In Ausnahmefällen kann das Arbeitsamt den Arbeitgeber zur Zahlung eines dritten Monatsgehalts verpflichten, wenn der Mitarbeiter sich innerhalb von 14 Werktagen ab dem Entlassungsdatum an das Arbeitsamt gewandt hat, aber in den ersten beiden Monaten keine neue Arbeit gefunden hat. Dafür ist aber ein gesonderter Beschluss des Arbeitsamtes erforderlich. Liegt dieser vor, kann sich der Mitarbeiter wiederum innerhalb von 15 Werktagen nach dem Ende des dritten Monats an den Arbeitgeber wenden, um den letzten Teil seiner Abfindung zu erhalten. Diese letzte Abfindung ist dann vom Arbeitgeber innerhalb von 15 Tagen zahlbar.
Damit sich Liquidationen durch die Gesetzesänderungen nicht verzögern, kann der Arbeitgeber wählen, ob er die zusätzlichen Abfindungen wie oben beschrieben schrittweise auszahlt, oder einmalig.
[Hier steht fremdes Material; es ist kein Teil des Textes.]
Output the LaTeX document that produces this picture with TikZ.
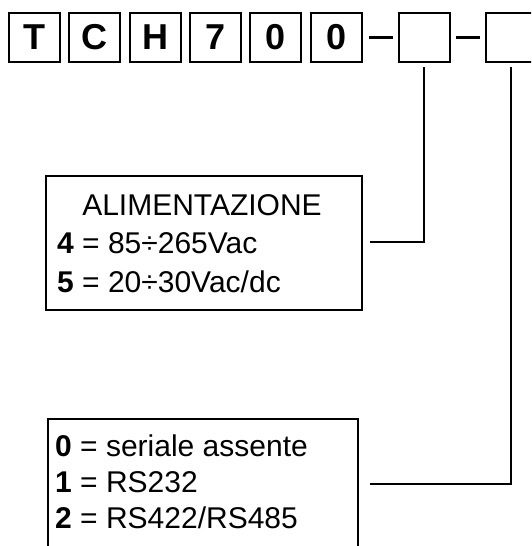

So können die Abfindungen an den Arbeitnehmer für den zweiten und dritten Monat im Voraus zusammen mit der Endabrechnung gezahlt werden. Eine weitere Option ist, nur die Abfindung für den zweiten Monat mit der Endabrechnung auszuzahlen, und für den dritten Monat nach Ermessen des Arbeitgebers aber vor Ablauf des vierten Monats nach der Kündigung.
Sämtliche Zahlungen sind vor der Eintragung der Liquidierung des Unternehmens zu leisten. Im Antrag auf Eintragung der Liquidierung an die Steuerbehörden, die das russische Handelsregister führen, ist die Bezahlung sämtlicher arbeitsrechtlicher Ansprüche zu bestätigen und ggf. nachzuweisen. Andernfalls erfolgt keine Eintragung des Liquidationsvermerks.